EXERCISE DESCRIPTION >> All entries are to be quoted exactly; the images stay out of the copy.

DATA TO PROCESS >>
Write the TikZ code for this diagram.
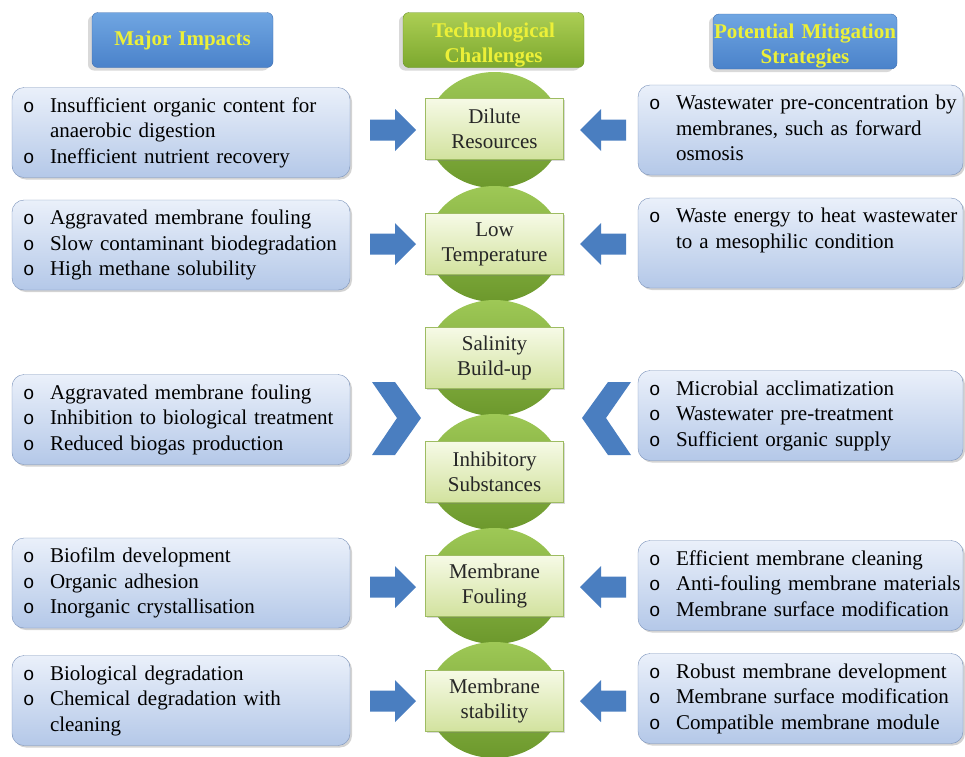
\documentclass[tikz,border=0pt]{standalone}
\usepackage{fontspec}
\setmainfont{Liberation Serif}
\newfontfamily\bulletfont{Liberation Mono}
\usetikzlibrary{shadows,shapes.geometric}

\definecolor{boxtop}{RGB}{234,240,250}
\definecolor{boxbot}{RGB}{180,200,232}
\definecolor{boxedge}{RGB}{122,146,186}
\definecolor{bluetop}{RGB}{112,166,226}
\definecolor{bluebot}{RGB}{74,130,202}
\definecolor{blueedge}{RGB}{66,112,176}
\definecolor{greentop}{RGB}{172,206,84}
\definecolor{greenbot}{RGB}{124,168,46}
\definecolor{greenedge}{RGB}{104,146,40}
\definecolor{headtext}{RGB}{236,240,56}
\definecolor{disctop}{RGB}{158,200,86}
\definecolor{discbot}{RGB}{108,152,44}
\definecolor{labeltop}{RGB}{246,250,230}
\definecolor{labelbot}{RGB}{210,226,158}
\definecolor{labeledge}{RGB}{158,188,98}
\definecolor{arrowblue}{RGB}{74,126,192}

\newcommand{\bul}{\makebox[27pt][l]{\bulletfont\fontsize{19pt}{19pt}\selectfont o}}
\newenvironment{points}{\begin{tabular}{@{}l@{}l@{}}}{\end{tabular}}

\begin{document}
\begin{tikzpicture}[x=1pt,y=-1pt,
  impact/.style={draw=boxedge, rounded corners=12pt, top color=boxtop, bottom color=boxbot,
    inner xsep=11pt, inner ysep=0pt, text width=316pt, minimum height=90pt,
    font=\fontsize{21pt}{25.5pt}\selectfont,
    drop shadow={shadow xshift=2pt, shadow yshift=-2pt, opacity=.35}},
  strategy/.style={impact, text width=303pt},
  header/.style={rounded corners=6pt, minimum width=181pt, minimum height=55pt, inner sep=0pt,
    text width=181pt, text=headtext, align=center, font=\fontsize{21pt}{25pt}\selectfont\bfseries,
    drop shadow={shadow xshift=-4pt, shadow yshift=-3pt, opacity=.3}},
  twoline/.style={text height=15pt, text depth=21pt},
  disc/.style={ellipse, minimum width=134pt, minimum height=116pt, inner sep=0pt,
    top color=disctop, bottom color=discbot},
  challenge/.style={draw=labeledge, top color=labeltop, bottom color=labelbot,
    minimum width=138pt, minimum height=61pt, inner sep=0pt, align=center,
    font=\fontsize{21pt}{25pt}\selectfont, text=black!85,
    drop shadow={shadow xshift=1.5pt, shadow yshift=-1.5pt, opacity=.3}},
  rarrow/.pic={\fill[arrowblue] (-23,-10.5) -- (2,-10.5) -- (2,-21) -- (23,0)
    -- (2,21) -- (2,10.5) -- (-23,10.5) -- cycle;},
  chevron/.pic={\fill[arrowblue] (-24,-36) -- (-1,-36) -- (25,0) -- (-1,37)
    -- (-24,37) -- (1,0) -- cycle;}
]
\useasboundingbox (0,0) rectangle (965,756);

% Headers
\node[header, text depth=3pt, draw=blueedge, top color=bluetop, bottom color=bluebot] (hImpact) at (182.5,40) {Major Impacts};
\node[header, twoline, draw=greenedge, top color=greentop, bottom color=greenbot] (hChallenge) at (493.5,40) {Technological\\Challenges};
\node[header, twoline, draw=blueedge, top color=bluetop, bottom color=bluebot, minimum width=184pt, text width=184pt] (hStrategy) at (805,41.5) {Potential Mitigation\\Strategies};

% Challenge discs
\foreach \i/\y in {1/130,2/244,3/358,4/472,5/586,6/700}
  \node[disc] (disc\i) at (494.5,\y) {};

% Challenge labels
\node[challenge] (dilute) at (494.5,129) {Dilute\\Resources};
\node[challenge] (lowtemp) at (494.5,244) {Low\\Temperature};
\node[challenge] (salinity) at (494.5,358) {Salinity\\Build-up};
\node[challenge] (inhibit) at (494.5,472) {Inhibitory\\Substances};
\node[challenge] (fouling) at (494.5,586) {Membrane\\Fouling};
\node[challenge] (stability) at (494.5,701) {Membrane\\stability};

% Major impacts
\node[impact] (imp1) at (181,132.5) {\begin{points}
  \bul & Insufficient organic content for\\
       & anaerobic digestion\\
  \bul & Inefficient nutrient recovery
\end{points}};
\node[impact] (imp2) at (181,245) {\begin{points}
  \bul & Aggravated membrane fouling\\
  \bul & Slow contaminant biodegradation\\
  \bul & High methane solubility
\end{points}};
\node[impact] (imp3) at (181,419.5) {\begin{points}
  \bul & Aggravated membrane fouling\\
  \bul & Inhibition to biological treatment\\
  \bul & Reduced biogas production
\end{points}};
\node[impact] (imp4) at (181,583) {\begin{points}
  \bul & Biofilm development\\
  \bul & Organic adhesion\\
  \bul & Inorganic crystallisation
\end{points}};
\node[impact] (imp5) at (181,700.5) {\begin{points}
  \bul & Biological degradation\\
  \bul & Chemical degradation with\\
       & cleaning
\end{points}};

% Mitigation strategies
\node[strategy] (str1) at (800.5,130) {\begin{points}
  \bul & Wastewater pre-concentration by\\
       & membranes, such as forward\\
       & osmosis
\end{points}};
\node[strategy] (str2) at (800.5,243) {\begin{points}
  \bul & Waste energy to heat wastewater\\
       & to a mesophilic condition\\
       &
\end{points}};
\node[strategy] (str3) at (800.5,415.5) {\begin{points}
  \bul & Microbial acclimatization\\
  \bul & Wastewater pre-treatment\\
  \bul & Sufficient organic supply
\end{points}};
\node[strategy] (str4) at (800.5,585.5) {\begin{points}
  \bul & Efficient membrane cleaning\\
  \bul & Anti-fouling membrane materials\\
  \bul & Membrane surface modification
\end{points}};
\node[strategy] (str5) at (800.5,698.5) {\begin{points}
  \bul & Robust membrane development\\
  \bul & Membrane surface modification\\
  \bul & Compatible membrane module
\end{points}};

% Block arrows
\foreach \y in {130,244,587,701} {
  \pic at (393,\y) {rarrow};
  \pic[xscale=-1] at (603,\y) {rarrow};
}
\pic at (396,418) {chevron};
\pic[xscale=-1] at (607,418) {chevron};

\end{tikzpicture}
\end{document}
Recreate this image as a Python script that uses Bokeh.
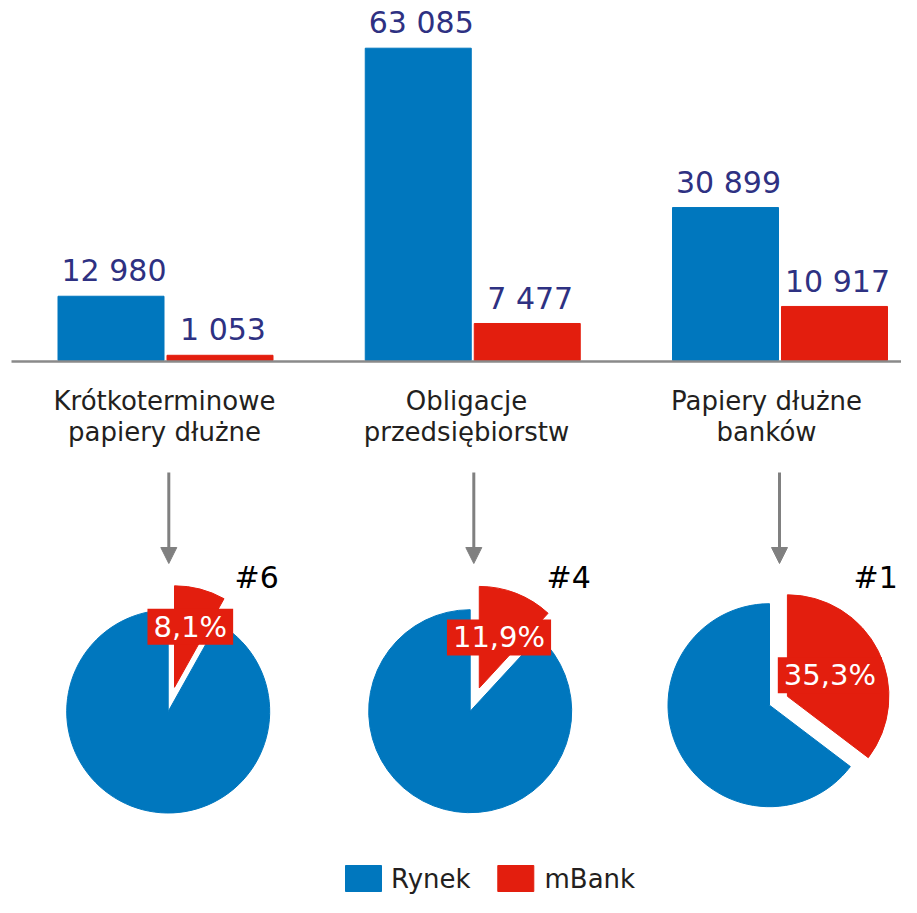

ANSWER FOR THE TASK >>
Write the TikZ code for this diagram.
\documentclass[tikz,border=0pt]{standalone}
\usepackage{fontspec}
\setmainfont{Liberation Serif}
\newfontfamily\bulletfont{Liberation Mono}
\usetikzlibrary{shadows,shapes.geometric}

\definecolor{boxtop}{RGB}{234,240,250}
\definecolor{boxbot}{RGB}{180,200,232}
\definecolor{boxedge}{RGB}{122,146,186}
\definecolor{bluetop}{RGB}{112,166,226}
\definecolor{bluebot}{RGB}{74,130,202}
\definecolor{blueedge}{RGB}{66,112,176}
\definecolor{greentop}{RGB}{172,206,84}
\definecolor{greenbot}{RGB}{124,168,46}
\definecolor{greenedge}{RGB}{104,146,40}
\definecolor{headtext}{RGB}{236,240,56}
\definecolor{disctop}{RGB}{158,200,86}
\definecolor{discbot}{RGB}{108,152,44}
\definecolor{labeltop}{RGB}{246,250,230}
\definecolor{labelbot}{RGB}{210,226,158}
\definecolor{labeledge}{RGB}{158,188,98}
\definecolor{arrowblue}{RGB}{74,126,192}

\newcommand{\bul}{\makebox[27pt][l]{\bulletfont\fontsize{19pt}{19pt}\selectfont o}}
\newenvironment{points}{\begin{tabular}{@{}l@{}l@{}}}{\end{tabular}}

\begin{document}
\begin{tikzpicture}[x=1pt,y=-1pt,
  impact/.style={draw=boxedge, rounded corners=12pt, top color=boxtop, bottom color=boxbot,
    inner xsep=11pt, inner ysep=0pt, text width=316pt, minimum height=90pt,
    font=\fontsize{21pt}{25.5pt}\selectfont,
    drop shadow={shadow xshift=2pt, shadow yshift=-2pt, opacity=.35}},
  strategy/.style={impact, text width=303pt},
  header/.style={rounded corners=6pt, minimum width=181pt, minimum height=55pt, inner sep=0pt,
    text width=181pt, text=headtext, align=center, font=\fontsize{21pt}{25pt}\selectfont\bfseries,
    drop shadow={shadow xshift=-4pt, shadow yshift=-3pt, opacity=.3}},
  twoline/.style={text height=15pt, text depth=21pt},
  disc/.style={ellipse, minimum width=134pt, minimum height=116pt, inner sep=0pt,
    top color=disctop, bottom color=discbot},
  challenge/.style={draw=labeledge, top color=labeltop, bottom color=labelbot,
    minimum width=138pt, minimum height=61pt, inner sep=0pt, align=center,
    font=\fontsize{21pt}{25pt}\selectfont, text=black!85,
    drop shadow={shadow xshift=1.5pt, shadow yshift=-1.5pt, opacity=.3}},
  rarrow/.pic={\fill[arrowblue] (-23,-10.5) -- (2,-10.5) -- (2,-21) -- (23,0)
    -- (2,21) -- (2,10.5) -- (-23,10.5) -- cycle;},
  chevron/.pic={\fill[arrowblue] (-24,-36) -- (-1,-36) -- (25,0) -- (-1,37)
    -- (-24,37) -- (1,0) -- cycle;}
]
\useasboundingbox (0,0) rectangle (965,756);

% Headers
\node[header, text depth=3pt, draw=blueedge, top color=bluetop, bottom color=bluebot] (hImpact) at (182.5,40) {Major Impacts};
\node[header, twoline, draw=greenedge, top color=greentop, bottom color=greenbot] (hChallenge) at (493.5,40) {Technological\\Challenges};
\node[header, twoline, draw=blueedge, top color=bluetop, bottom color=bluebot, minimum width=184pt, text width=184pt] (hStrategy) at (805,41.5) {Potential Mitigation\\Strategies};

% Challenge discs
\foreach \i/\y in {1/130,2/244,3/358,4/472,5/586,6/700}
  \node[disc] (disc\i) at (494.5,\y) {};

% Challenge labels
\node[challenge] (dilute) at (494.5,129) {Dilute\\Resources};
\node[challenge] (lowtemp) at (494.5,244) {Low\\Temperature};
\node[challenge] (salinity) at (494.5,358) {Salinity\\Build-up};
\node[challenge] (inhibit) at (494.5,472) {Inhibitory\\Substances};
\node[challenge] (fouling) at (494.5,586) {Membrane\\Fouling};
\node[challenge] (stability) at (494.5,701) {Membrane\\stability};

% Major impacts
\node[impact] (imp1) at (181,132.5) {\begin{points}
  \bul & Insufficient organic content for\\
       & anaerobic digestion\\
  \bul & Inefficient nutrient recovery
\end{points}};
\node[impact] (imp2) at (181,245) {\begin{points}
  \bul & Aggravated membrane fouling\\
  \bul & Slow contaminant biodegradation\\
  \bul & High methane solubility
\end{points}};
\node[impact] (imp3) at (181,419.5) {\begin{points}
  \bul & Aggravated membrane fouling\\
  \bul & Inhibition to biological treatment\\
  \bul & Reduced biogas production
\end{points}};
\node[impact] (imp4) at (181,583) {\begin{points}
  \bul & Biofilm development\\
  \bul & Organic adhesion\\
  \bul & Inorganic crystallisation
\end{points}};
\node[impact] (imp5) at (181,700.5) {\begin{points}
  \bul & Biological degradation\\
  \bul & Chemical degradation with\\
       & cleaning
\end{points}};

% Mitigation strategies
\node[strategy] (str1) at (800.5,130) {\begin{points}
  \bul & Wastewater pre-concentration by\\
       & membranes, such as forward\\
       & osmosis
\end{points}};
\node[strategy] (str2) at (800.5,243) {\begin{points}
  \bul & Waste energy to heat wastewater\\
       & to a mesophilic condition\\
       &
\end{points}};
\node[strategy] (str3) at (800.5,415.5) {\begin{points}
  \bul & Microbial acclimatization\\
  \bul & Wastewater pre-treatment\\
  \bul & Sufficient organic supply
\end{points}};
\node[strategy] (str4) at (800.5,585.5) {\begin{points}
  \bul & Efficient membrane cleaning\\
  \bul & Anti-fouling membrane materials\\
  \bul & Membrane surface modification
\end{points}};
\node[strategy] (str5) at (800.5,698.5) {\begin{points}
  \bul & Robust membrane development\\
  \bul & Membrane surface modification\\
  \bul & Compatible membrane module
\end{points}};

% Block arrows
\foreach \y in {130,244,587,701} {
  \pic at (393,\y) {rarrow};
  \pic[xscale=-1] at (603,\y) {rarrow};
}
\pic at (396,418) {chevron};
\pic[xscale=-1] at (607,418) {chevron};

\end{tikzpicture}
\end{document}
Recreate this image as a Python script that uses Bokeh.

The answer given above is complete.